Only weeks after his sensational catch in the Big Bash League made headlines around the world, Glenbrook’s Jordan Silk was named Bradman Young Cricketer of the Year in Sydney on Monday night.
Silk easily edged out South Australian batsman Travis Head and Western Australia’s Ashes Test hero Ashton Agar in the voting to claim the honour at the Allan Border Medal Presentation.
The 21-year-old said being part of the Sheffield Shield-winning Tasmanian side last year was his cricketing highlight from the last 12 months.
“I don’t think anything really gets close to that so far,” he told Cricket Australia’s website. “Obviously scoring 100 in that game too [the Shield final] was pretty special so it was a nice match to be a part of.”
His most recent moment in the spotlight — his spectacular catch for the Sydney Sixers on January 2 to dismiss Brisbane Heat’s Craig Kieswetter — is still a talking point.
“It was obviously a great feeling to take a catch like that. It’s something I work very hard at, my fielding, so for something like that to come off was very special. To go on and win the game was even better,” he said.
Silk said it was an honour to receive the award in front of his cricketing idols like Mark Waugh — who was inducted into the Cricket Hall of Fame on Monday night — and former Australian captain Ricky Ponting.

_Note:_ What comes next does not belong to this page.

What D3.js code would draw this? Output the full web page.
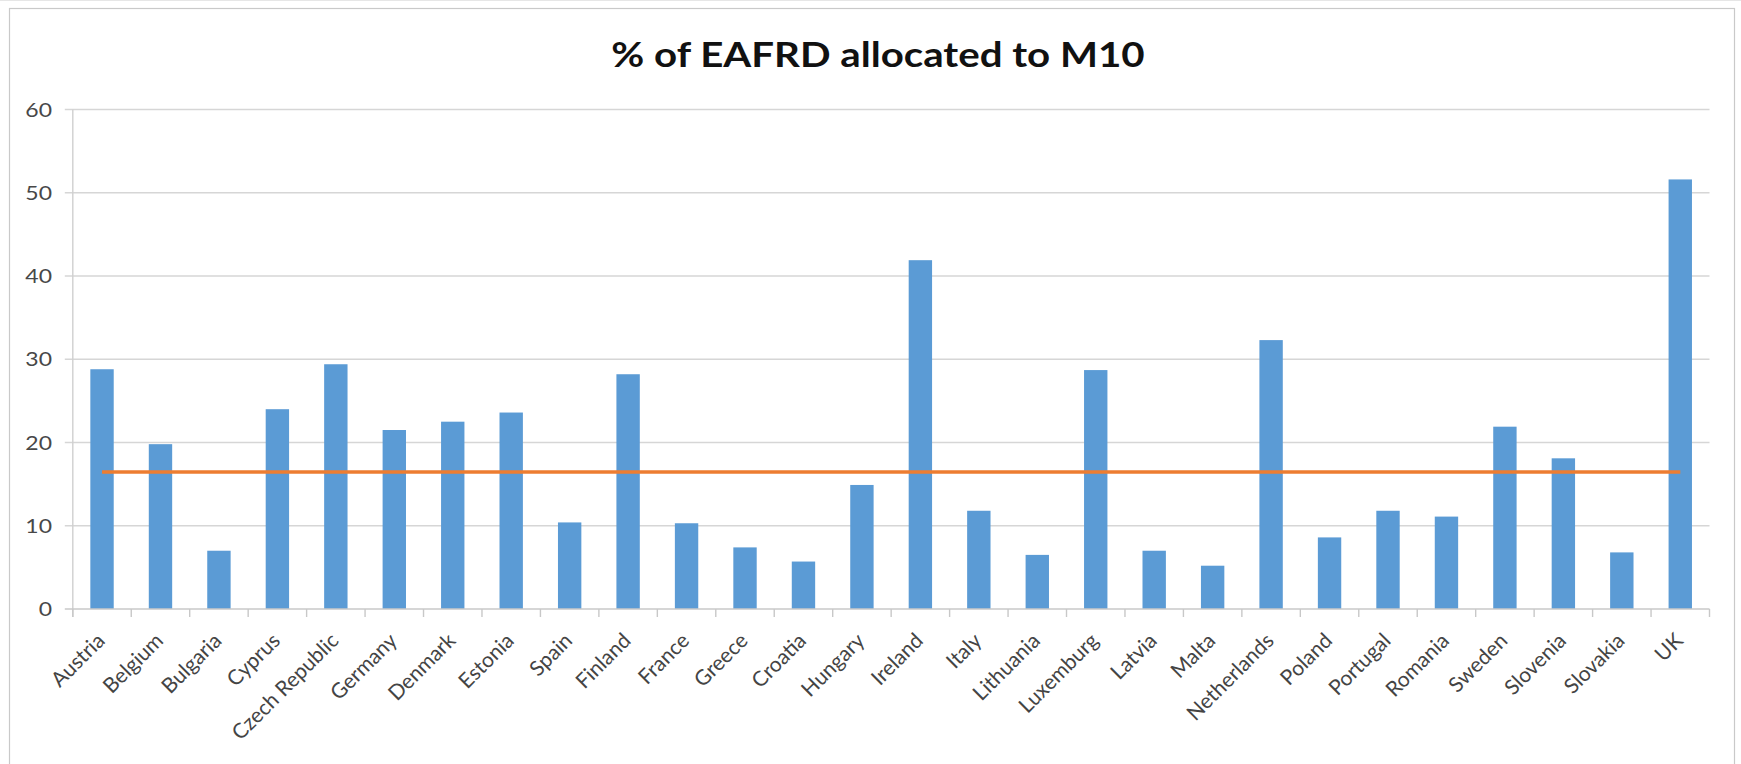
<!DOCTYPE html>
<html>
<head>
<meta charset="utf-8">
<script src="https://cdn.jsdelivr.net/npm/d3@7"></script>
<style>
  html, body { margin: 0; padding: 0; background: #ffffff; }
  svg { display: block; }
</style>
</head>
<body>
<div id="chart"></div>
<script>
// ---- data ----
const chartTitle = "% of EAFRD allocated to M10";
const categories = ["Austria","Belgium","Bulgaria","Cyprus","Czech Republic","Germany","Denmark","Estonia","Spain","Finland","France","Greece","Croatia","Hungary","Ireland","Italy","Lithuania","Luxemburg","Latvia","Malta","Netherlands","Poland","Portugal","Romania","Sweden","Slovenia","Slovakia","UK"];
const shareM10 = [28.8,19.8,7.0,24.0,29.4,21.5,22.5,23.6,10.4,28.2,10.3,7.4,5.7,14.9,41.9,11.8,6.5,28.7,7.0,5.2,32.3,8.6,11.8,11.1,21.9,18.1,6.8,51.6];
const averageLine = [16.45,16.45,16.45,16.45,16.45,16.45,16.45,16.45,16.45,16.45,16.45,16.45,16.45,16.45,16.45,16.45,16.45,16.45,16.45,16.45,16.45,16.45,16.45,16.45,16.45,16.45,16.45,16.45];
const yTicks = [0,10,20,30,40,50,60];

// ---- layout ----
const W = 1741, H = 764;
const plotLeft = 72.8, plotRight = 1709.5, plotTop = 109.5, plotBottom = 609;
const stretch = 1.15;
const font = "Lato, 'Open Sans', 'DejaVu Sans', sans-serif";

const svg = d3.select("#chart").append("svg")
  .attr("width", W).attr("height", H);

svg.append("rect").attr("x",0).attr("y",0).attr("width",W).attr("height",H).attr("fill","#fff");
svg.append("line").attr("x1",0).attr("x2",W).attr("y1",0.5).attr("y2",0.5)
  .attr("stroke","#e6e6e6").attr("stroke-width",1);
svg.append("rect").attr("x",9.5).attr("y",8.5).attr("width",1725).attr("height",800)
  .attr("fill","none").attr("stroke","#c9c9c9").attr("stroke-width",1.2);

const x = d3.scaleBand().domain(categories).range([plotLeft, plotRight])
  .paddingInner(0.6).paddingOuter(0.3);
const y = d3.scaleLinear().domain([0, 60]).range([plotBottom, plotTop]);

// gridlines
svg.append("g").selectAll("line").data(yTicks.filter(t => t > 0)).join("line")
  .attr("x1", plotLeft - 8).attr("x2", plotRight)
  .attr("y1", d => y(d)).attr("y2", d => y(d))
  .attr("stroke", "#d6d6d6").attr("stroke-width", 1.4);

// y axis line
svg.append("line").attr("x1", plotLeft).attr("x2", plotLeft)
  .attr("y1", y(60)).attr("y2", plotBottom + 8)
  .attr("stroke", "#d0d0d0").attr("stroke-width", 1.4);

// y tick labels
svg.append("g").selectAll("text").data(yTicks).join("text")
  .attr("transform", d => `translate(52,${y(d)}) scale(${stretch},1)`)
  .attr("dy", "0.35em")
  .attr("text-anchor", "end")
  .attr("font-family", font).attr("font-size", 20)
  .attr("fill", "#484848")
  .text(d => d);

// bars
svg.append("g").selectAll("rect").data(categories).join("rect")
  .attr("x", d => x(d))
  .attr("y", (d, i) => y(shareM10[i]))
  .attr("width", x.bandwidth())
  .attr("height", (d, i) => y(0) - y(shareM10[i]))
  .attr("fill", "#5B9BD5");

// x axis line and boundary ticks
svg.append("line").attr("x1", plotLeft - 8).attr("x2", plotRight)
  .attr("y1", plotBottom).attr("y2", plotBottom)
  .attr("stroke", "#c8c8c8").attr("stroke-width", 1.4);
const half = x.step() * x.paddingInner() / 2;
const boundaries = categories.map(c => x(c) - half).concat([x(categories[categories.length-1]) - half + x.step()]);
svg.append("g").selectAll("line").data(boundaries).join("line")
  .attr("x1", d => d).attr("x2", d => d)
  .attr("y1", plotBottom).attr("y2", plotBottom + 8)
  .attr("stroke", "#c8c8c8").attr("stroke-width", 1.4);

// average line
const line = d3.line()
  .x((d, i) => x(categories[i]) + x.bandwidth() / 2)
  .y(d => y(d));
svg.append("path").datum(averageLine)
  .attr("d", line)
  .attr("fill", "none").attr("stroke", "#ED7D31").attr("stroke-width", 3.5);

// x labels
svg.append("g").selectAll("text").data(categories).join("text")
  .attr("transform", d => `translate(${x(d) + x.bandwidth()/2 + 4},642) rotate(-45)`)
  .attr("text-anchor", "end")
  .attr("font-family", font).attr("font-size", 21)
  .attr("fill", "#444")
  .text(d => d);

// title
svg.append("text")
  .attr("transform", `translate(878,67) scale(${stretch},1)`)
  .attr("text-anchor", "middle")
  .attr("font-family", font).attr("font-size", 35).attr("font-weight", "bold")
  .attr("fill", "#111")
  .text(chartTitle);
</script>
</body>
</html>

“I idolised someone like Mark Waugh so it was great to see his highlights package [at the awards ceremony]... Someone like Ricky Ponting, I grew up admiring his fielding as well. They are two players that stand out in my childhood.”
Silk also spoke admiringly of Australian coach Darren Lehmann who he got to know while playing for the Australia A side when Lehmann was assistant coach of the team.

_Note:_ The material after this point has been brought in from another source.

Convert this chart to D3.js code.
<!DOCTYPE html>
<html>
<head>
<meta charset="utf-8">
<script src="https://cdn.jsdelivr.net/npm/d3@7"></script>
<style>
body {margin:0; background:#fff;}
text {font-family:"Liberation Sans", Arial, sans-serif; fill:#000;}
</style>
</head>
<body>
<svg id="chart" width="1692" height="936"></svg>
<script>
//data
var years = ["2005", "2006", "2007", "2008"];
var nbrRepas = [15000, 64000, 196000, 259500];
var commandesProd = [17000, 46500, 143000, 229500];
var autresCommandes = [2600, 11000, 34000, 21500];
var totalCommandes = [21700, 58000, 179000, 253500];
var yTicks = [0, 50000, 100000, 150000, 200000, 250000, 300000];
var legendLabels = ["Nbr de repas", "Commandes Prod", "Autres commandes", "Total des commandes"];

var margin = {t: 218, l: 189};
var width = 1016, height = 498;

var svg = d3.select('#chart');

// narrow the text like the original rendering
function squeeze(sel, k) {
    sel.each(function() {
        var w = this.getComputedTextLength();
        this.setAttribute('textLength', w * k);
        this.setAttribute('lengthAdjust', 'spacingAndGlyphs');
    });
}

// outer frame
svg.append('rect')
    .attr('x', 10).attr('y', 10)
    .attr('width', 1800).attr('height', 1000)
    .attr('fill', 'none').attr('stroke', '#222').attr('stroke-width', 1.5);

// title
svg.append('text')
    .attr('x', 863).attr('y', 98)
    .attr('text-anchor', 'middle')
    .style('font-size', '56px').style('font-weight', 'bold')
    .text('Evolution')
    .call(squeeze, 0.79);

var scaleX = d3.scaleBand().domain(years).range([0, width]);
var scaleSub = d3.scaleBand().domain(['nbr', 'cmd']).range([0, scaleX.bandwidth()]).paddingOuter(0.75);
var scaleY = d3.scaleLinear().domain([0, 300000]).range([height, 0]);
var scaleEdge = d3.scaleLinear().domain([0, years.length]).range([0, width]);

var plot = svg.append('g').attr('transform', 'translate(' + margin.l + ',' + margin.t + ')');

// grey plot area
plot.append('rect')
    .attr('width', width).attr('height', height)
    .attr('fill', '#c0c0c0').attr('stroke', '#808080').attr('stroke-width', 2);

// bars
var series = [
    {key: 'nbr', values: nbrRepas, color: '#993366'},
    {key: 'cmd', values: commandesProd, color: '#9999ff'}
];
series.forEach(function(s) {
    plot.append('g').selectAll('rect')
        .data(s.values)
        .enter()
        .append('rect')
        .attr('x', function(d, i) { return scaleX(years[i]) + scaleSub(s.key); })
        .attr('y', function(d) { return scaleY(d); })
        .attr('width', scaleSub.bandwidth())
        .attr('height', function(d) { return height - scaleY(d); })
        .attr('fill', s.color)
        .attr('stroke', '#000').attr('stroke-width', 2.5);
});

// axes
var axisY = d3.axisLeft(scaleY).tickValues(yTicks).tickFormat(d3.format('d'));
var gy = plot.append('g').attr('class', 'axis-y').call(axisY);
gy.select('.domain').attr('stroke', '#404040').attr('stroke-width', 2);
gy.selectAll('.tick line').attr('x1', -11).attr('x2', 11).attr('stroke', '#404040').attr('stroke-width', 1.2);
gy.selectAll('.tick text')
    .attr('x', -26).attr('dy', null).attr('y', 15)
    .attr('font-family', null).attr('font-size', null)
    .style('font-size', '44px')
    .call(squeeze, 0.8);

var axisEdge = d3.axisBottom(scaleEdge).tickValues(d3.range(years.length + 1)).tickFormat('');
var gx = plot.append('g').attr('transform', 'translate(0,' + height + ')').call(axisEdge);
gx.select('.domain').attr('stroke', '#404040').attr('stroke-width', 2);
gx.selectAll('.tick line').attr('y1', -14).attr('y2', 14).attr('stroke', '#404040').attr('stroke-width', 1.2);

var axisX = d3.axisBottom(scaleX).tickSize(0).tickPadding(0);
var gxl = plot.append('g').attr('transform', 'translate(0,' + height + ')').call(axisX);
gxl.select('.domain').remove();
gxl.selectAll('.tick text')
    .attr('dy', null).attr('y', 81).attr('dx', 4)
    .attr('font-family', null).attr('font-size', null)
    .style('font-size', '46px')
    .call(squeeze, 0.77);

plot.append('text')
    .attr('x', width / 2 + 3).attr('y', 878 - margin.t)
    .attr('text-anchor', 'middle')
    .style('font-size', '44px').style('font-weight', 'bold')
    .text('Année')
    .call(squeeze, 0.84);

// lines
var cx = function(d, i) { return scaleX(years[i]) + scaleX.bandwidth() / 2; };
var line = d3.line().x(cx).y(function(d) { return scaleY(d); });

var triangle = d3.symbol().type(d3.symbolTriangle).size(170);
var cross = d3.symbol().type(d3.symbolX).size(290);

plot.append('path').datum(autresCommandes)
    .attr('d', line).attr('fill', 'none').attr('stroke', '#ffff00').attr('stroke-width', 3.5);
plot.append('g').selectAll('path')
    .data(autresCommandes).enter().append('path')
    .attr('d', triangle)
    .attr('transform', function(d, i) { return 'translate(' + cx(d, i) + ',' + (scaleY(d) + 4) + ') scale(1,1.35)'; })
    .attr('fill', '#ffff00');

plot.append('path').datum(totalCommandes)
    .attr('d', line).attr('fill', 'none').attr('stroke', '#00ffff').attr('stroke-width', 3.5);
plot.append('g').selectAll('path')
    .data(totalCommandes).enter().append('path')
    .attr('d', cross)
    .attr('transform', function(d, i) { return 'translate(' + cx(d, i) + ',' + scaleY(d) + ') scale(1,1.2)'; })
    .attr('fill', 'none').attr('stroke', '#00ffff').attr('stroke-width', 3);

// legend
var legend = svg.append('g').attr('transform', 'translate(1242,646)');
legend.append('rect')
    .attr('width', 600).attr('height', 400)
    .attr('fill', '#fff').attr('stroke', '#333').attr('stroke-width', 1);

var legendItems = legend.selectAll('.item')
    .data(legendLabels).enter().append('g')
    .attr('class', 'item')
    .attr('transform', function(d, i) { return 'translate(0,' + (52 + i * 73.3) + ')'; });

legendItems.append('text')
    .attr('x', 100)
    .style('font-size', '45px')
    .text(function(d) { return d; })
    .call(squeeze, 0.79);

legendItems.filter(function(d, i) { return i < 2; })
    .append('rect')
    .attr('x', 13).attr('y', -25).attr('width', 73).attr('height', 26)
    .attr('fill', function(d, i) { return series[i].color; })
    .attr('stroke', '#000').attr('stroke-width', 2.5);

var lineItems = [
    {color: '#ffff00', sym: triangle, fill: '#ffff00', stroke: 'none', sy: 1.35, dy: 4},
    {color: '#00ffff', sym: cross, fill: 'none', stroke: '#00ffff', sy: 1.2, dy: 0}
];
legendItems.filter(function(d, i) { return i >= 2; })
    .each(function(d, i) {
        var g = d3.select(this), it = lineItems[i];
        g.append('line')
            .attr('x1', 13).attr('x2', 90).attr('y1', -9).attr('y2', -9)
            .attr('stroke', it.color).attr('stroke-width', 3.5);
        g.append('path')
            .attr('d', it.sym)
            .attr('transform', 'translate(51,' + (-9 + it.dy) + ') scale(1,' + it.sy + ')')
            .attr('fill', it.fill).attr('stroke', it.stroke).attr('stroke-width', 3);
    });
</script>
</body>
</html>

“That was a great experience to see how he operates. It doesn’t sound like he's changed too much in his Australian job. It’s great to see him having a lot of success there. I’m very happy for him,” he said.
Silk first showed his potential with the bat in 2009 when he became the youngest player to score a century in Sydney A Grade cricket for Penrith. A year later he filled in for Australia as 12th man during a memorable Test against Pakistan at the Sydney Cricket Ground.

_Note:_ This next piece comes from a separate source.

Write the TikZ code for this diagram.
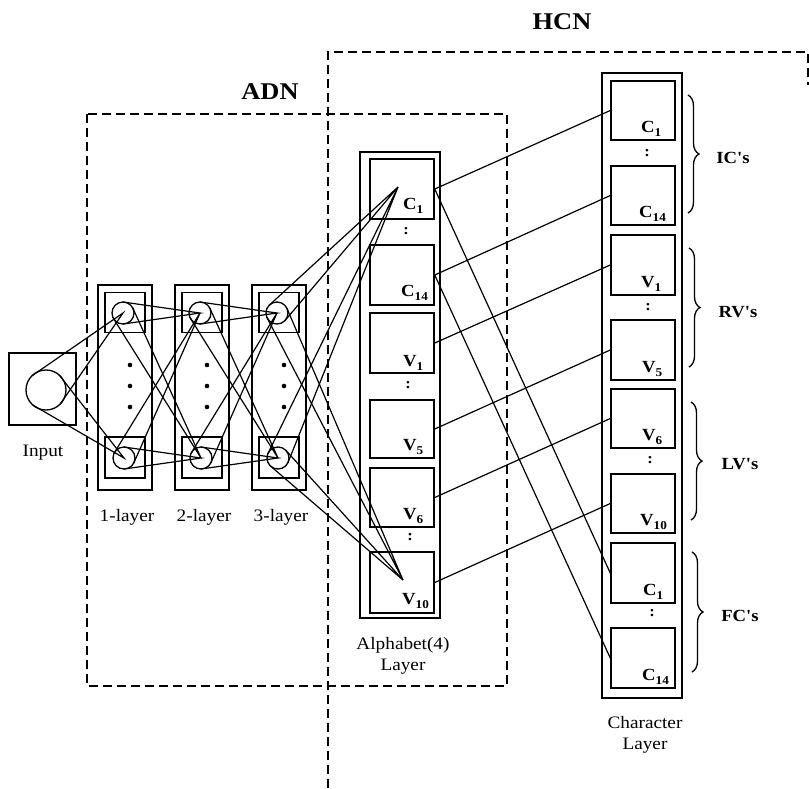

He moved to Tasmania to take advantage of the opportunities to further his career.
“I never thought I really deserved a spot at NSW, I always enjoyed Tasmania’s style of play, the calibre of its players enticed me and I just thought the whole setup would be really good,” he told the Gazette in March last year.
Now a spot in the Test side is firmly in his sights.
“Absolutely, that’s every person’s dream [to play Test cricket]. Every person in my position playing domestic cricket wants to get to that next level so whether it takes 24 months or 10 years I’ll be working very hard to make sure I hopefully get there one day and [keep] doing my best,” he said.